Kirk is the owner of ZATO, his Paid Search & Social PPC micro-agency of experts, and has been working in Digital Marketing since 2009. His personal motto (perhaps unhealthily so), is "let's overthink this some more."  He even wrote a book recently on philosophical PPC musings that you can check out here: Ponderings of a PPC Professional.

He has been named one of the Top 25 Most Influential PPCers in the world by PPC Hero 6 years in a row (2016-2021), has written articles for many industry publications (including Shopify, Moz, PPC Hero, Search Engine Land, and Microsoft), and is a frequent guest on digital marketing podcasts and webinars.

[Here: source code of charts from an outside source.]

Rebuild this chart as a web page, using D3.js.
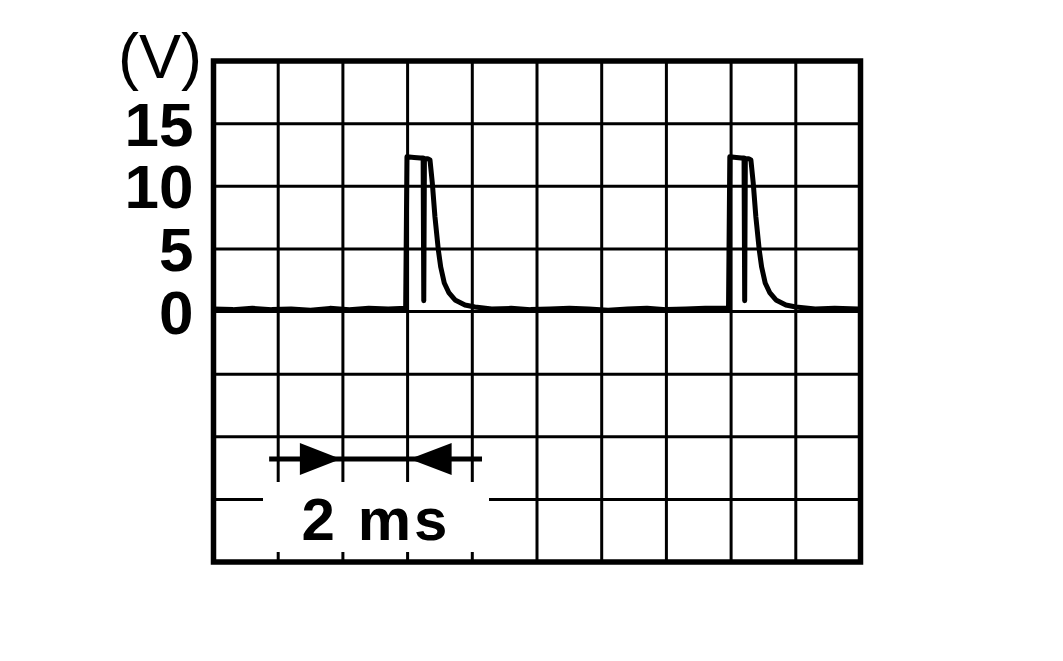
<!DOCTYPE html>
<html>
<head>
<meta charset="utf-8">
<script src="https://cdn.jsdelivr.net/npm/d3@7"></script>
<style>
  body { margin: 0; background: #fff; }
  svg { display: block; }
  .grid line { stroke: #000; stroke-width: 3; }
  .tick-labels text { font-family: "Liberation Sans", Arial, sans-serif; font-weight: bold; font-size: 62px; }
</style>
</head>
<body>
<svg id="chart" width="1063" height="661"></svg>
<script>
// time in ms, voltage in V
const times = [
    0.00, 0.30, 0.60, 0.90, 1.20, 1.50, 1.80, 2.10, 2.40, 2.70, 2.97,
    2.99, 3.10, 3.20, 3.24, 3.25, 3.26, 3.31, 3.346, 3.382, 3.423, 3.475, 3.512, 3.567, 3.64, 3.733, 3.887, 4.042,
    4.30, 4.60, 4.90, 5.20, 5.50, 5.80, 6.10, 6.40, 6.70, 7.00, 7.30, 7.60, 7.96,
    7.98, 8.08, 8.16, 8.20, 8.21, 8.22, 8.27, 8.306, 8.342, 8.383, 8.435, 8.472, 8.527, 8.60, 8.693, 8.847, 9.002,
    9.30, 9.60, 9.97
];
const volts = [
    0.20, 0.15, 0.25, 0.15, 0.20, 0.10, 0.25, 0.15, 0.25, 0.20, 0.25,
    12.35, 12.3, 12.25, 12.25, 0.85, 12.2, 12.2, 12.1, 10.26, 7.54, 4.91, 3.55, 2.28, 1.48, 0.92, 0.52, 0.36,
    0.20, 0.25, 0.15, 0.20, 0.25, 0.20, 0.10, 0.20, 0.25, 0.15, 0.20, 0.25, 0.25,
    12.35, 12.3, 12.25, 12.25, 0.85, 12.2, 12.2, 12.1, 10.26, 7.54, 4.91, 3.55, 2.28, 1.48, 0.92, 0.52, 0.36,
    0.20, 0.25, 0.20
];
const yTickValues = [0, 5, 10, 15];
const unitLabel = '(V)';
const spanLabel = '2 ms';
const spanMarks = [2, 3];        // arrow tips (ms)
const spanLine = [0.86, 4.15];   // arrow shaft ends (ms)

const svg = d3.select('#chart');

const x = d3.scaleLinear().domain([0, 10]).range([213.5, 860.5]);
const y = d3.scaleLinear().domain([-20, 20]).range([562, 61]);

// grid
const grid = svg.append('g').classed('grid', true);
grid.selectAll('line.v')
    .data(d3.range(1, 10))
    .enter()
    .append('line')
    .attr('class', 'v')
    .attr('x1', d => x(d)).attr('x2', d => x(d))
    .attr('y1', y(20)).attr('y2', y(-20));
grid.selectAll('line.h')
    .data(d3.range(-15, 20, 5))
    .enter()
    .append('line')
    .attr('class', 'h')
    .attr('x1', x(0)).attr('x2', x(10))
    .attr('y1', d => y(d)).attr('y2', d => y(d));

// label box for "2 ms" (hides grid behind it)
svg.append('rect')
    .attr('x', 263).attr('y', 482)
    .attr('width', 226).attr('height', 70)
    .attr('fill', '#fff');

// frame
svg.append('rect')
    .attr('x', x(0)).attr('y', y(20))
    .attr('width', x(10) - x(0)).attr('height', y(-20) - y(20))
    .attr('fill', 'none')
    .attr('stroke', '#000')
    .attr('stroke-width', 5.5);

// y tick labels
const yAxis = d3.axisLeft(y).tickValues(yTickValues).tickSize(0).tickPadding(20);
const ya = svg.append('g')
    .classed('tick-labels', true)
    .attr('transform', `translate(${x(0)},0)`)
    .call(yAxis);
ya.select('.domain').remove();
ya.selectAll('text').attr('dy', '0.35em').attr('fill', '#000');

svg.append('text')
    .attr('x', 202).attr('y', 78)
    .attr('text-anchor', 'end')
    .attr('font-family', '"Liberation Sans", Arial, sans-serif')
    .attr('font-size', 63)
    .text(unitLabel);

// trace
const pts = times.map((t, i) => [t, volts[i]]);
const line = d3.line().x(d => x(d[0])).y(d => y(d[1]));
svg.append('path')
    .datum(pts)
    .attr('d', line)
    .attr('fill', 'none')
    .attr('stroke', '#000')
    .attr('stroke-width', 5)
    .attr('stroke-linejoin', 'round');

// span arrows
const ay = 459;
svg.append('line')
    .attr('x1', x(spanLine[0])).attr('x2', x(spanLine[1]))
    .attr('y1', ay).attr('y2', ay)
    .attr('stroke', '#000').attr('stroke-width', 5);
svg.append('path')
    .attr('d', `M${x(spanMarks[0]) - 2},${ay} L${x(spanMarks[0]) - 43},${ay - 16} L${x(spanMarks[0]) - 43},${ay + 16} Z`)
    .attr('fill', '#000');
svg.append('path')
    .attr('d', `M${x(spanMarks[1]) + 2},${ay} L${x(spanMarks[1]) + 44},${ay - 16} L${x(spanMarks[1]) + 44},${ay + 16} Z`)
    .attr('fill', '#000');

svg.append('text')
    .attr('x', 376).attr('y', 540)
    .attr('text-anchor', 'middle')
    .attr('font-family', '"Liberation Sans", Arial, sans-serif')
    .attr('font-weight', 'bold')
    .attr('font-size', 60)
    .attr('letter-spacing', 3)
    .text(spanLabel);
</script>
</body>
</html>
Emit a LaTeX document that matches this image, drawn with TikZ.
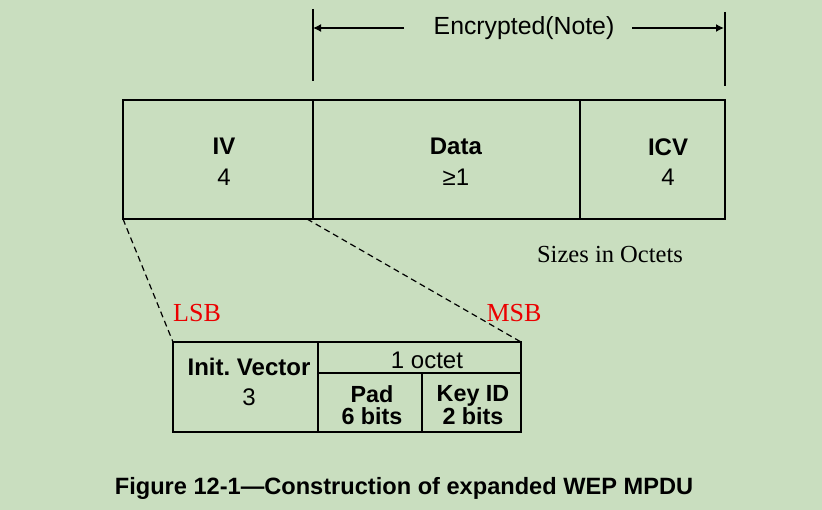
\documentclass[tikz,border=0pt]{standalone}
\usepackage{fontspec}
\setmainfont{Liberation Sans}
\newfontfamily\timesfont{Liberation Serif}
\usetikzlibrary{arrows.meta}
\definecolor{bgGreen}{RGB}{201,222,191}
\definecolor{bitRed}{RGB}{235,0,0}
\frenchspacing
\begin{document}
\begin{tikzpicture}[x=0.75pt,y=-0.75pt,
  field/.style={draw,line width=1.5pt,anchor=north west,inner sep=0pt,outer sep=0pt},
  fieldtext/.style={align=center,inner sep=0pt,font=\fontsize{18}{23}\selectfont},
  subtext/.style={align=center,inner sep=0pt,font=\fontsize{17.5}{17}\selectfont\bfseries},
  tick/.style={line width=1.5pt},
  span/.style={-{Latex[length=6pt,width=6pt]},line width=1.1pt},
  zoomline/.style={dashed,dash pattern=on 4.5pt off 3pt,line width=0.9pt},
  note/.style={font=\timesfont\fontsize{18.4}{18}\selectfont},
  bitnote/.style={text=bitRed,font=\timesfont\fontsize{19.5}{19}\selectfont}]
  \fill[bgGreen] (0,0) rectangle (822,510);

  \node[field,minimum width=142.5pt, minimum height=89.25pt] (iv)   at (123,100)       {};
  \node[field,minimum width=200.25pt,minimum height=89.25pt] (data) at (iv.north east)   {};
  \node[field,minimum width=108.75pt,minimum height=89.25pt] (icv)  at (data.north east) {};
  \node[fieldtext] (ivText)   at (224,162) {\textbf{IV}\\4};
  \node[fieldtext] (dataText) at (456,162) {\textbf{Data}\\≥1};
  \node[fieldtext] (icvText)  at (668,162) {\textbf{ICV}\\4};

  \draw[tick] (313,9) -- (313,81);
  \draw[tick] (725,12) -- (725,86);
  \node[font=\fontsize{18.6}{18}\selectfont] (enc) at (524,28) {Encrypted(Note)};
  \coordinate (encLeft)  at (313,28);
  \coordinate (encRight) at (724,28);
  \coordinate (encA) at (404,28);
  \coordinate (encB) at (632,28);
  \draw[span] (encA) -- (encLeft);
  \draw[span] (encB) -- (encRight);

  \node[note] (sizes) at (610,254) {Sizes in Octets};

  \node[field,minimum width=108.75pt,minimum height=67.5pt] (initv) at (173,342) {};
  \node[field,minimum width=152.25pt,minimum height=23.25pt] (octet) at (initv.north east) {};
  \node[field,minimum width=78pt,minimum height=44.25pt] (pad)   at (octet.south west) {};
  \node[field,minimum width=74.25pt,minimum height=44.25pt] (keyid) at (pad.north east) {};
  \node[fieldtext] (initvText) at (249,382) {\textbf{Init. Vector}\\3};
  \node[fieldtext] (octetText) at (427,360) {1 octet};
  \node[subtext]   (padText)   at (372,405) {Pad\\6 bits};
  \node[subtext]   (keyidText) at (473,405) {Key ID\\2 bits};

  \draw[zoomline] (iv.south west) -- (initv.north west);
  \draw[zoomline] ([xshift=-4.5pt]iv.south east) -- (octet.north east);

  \node[bitnote] (lsb) at (197,313) {LSB};
  \node[bitnote] (msb) at (514,313) {MSB};

  \node[font=\fontsize{17.7}{18}\selectfont\bfseries] (caption) at (404,488) {Figure 12-1—Construction of expanded WEP MPDU};
\end{tikzpicture}
\end{document}
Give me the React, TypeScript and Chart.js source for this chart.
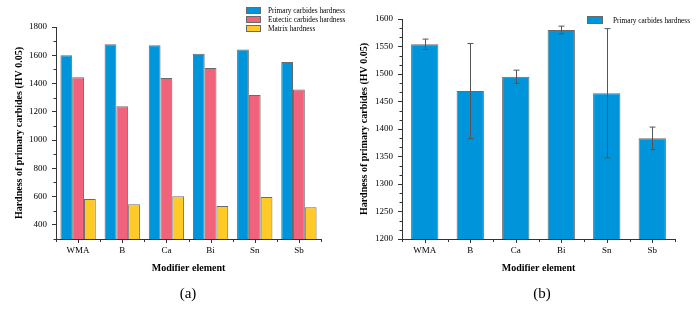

Kirk currently resides in Billings, MT with his wife, six children, books, Trek Bikes, Taylor guitar, and little sleep.

Kirk is an avid "discusser of marketing things" on Twitter, as well as an avid conference speaker, having traveled around the world to talk about Paid Search (especially Shopping Ads).  Kirk has booked speaking engagements in London, Dublin, Sydney, Milan, NYC, Dallas, OKC, Milwaukee, and more and has been recognized through reviews as one of the Top 10 conference presentations on more than one occasion.

You can connect with Kirk on Twitter or Linkedin.

In 2023, Kirk had the privilege of speaking at the TEDx Billings on one of his many passions, Stop the Scale: Redefining Business Success.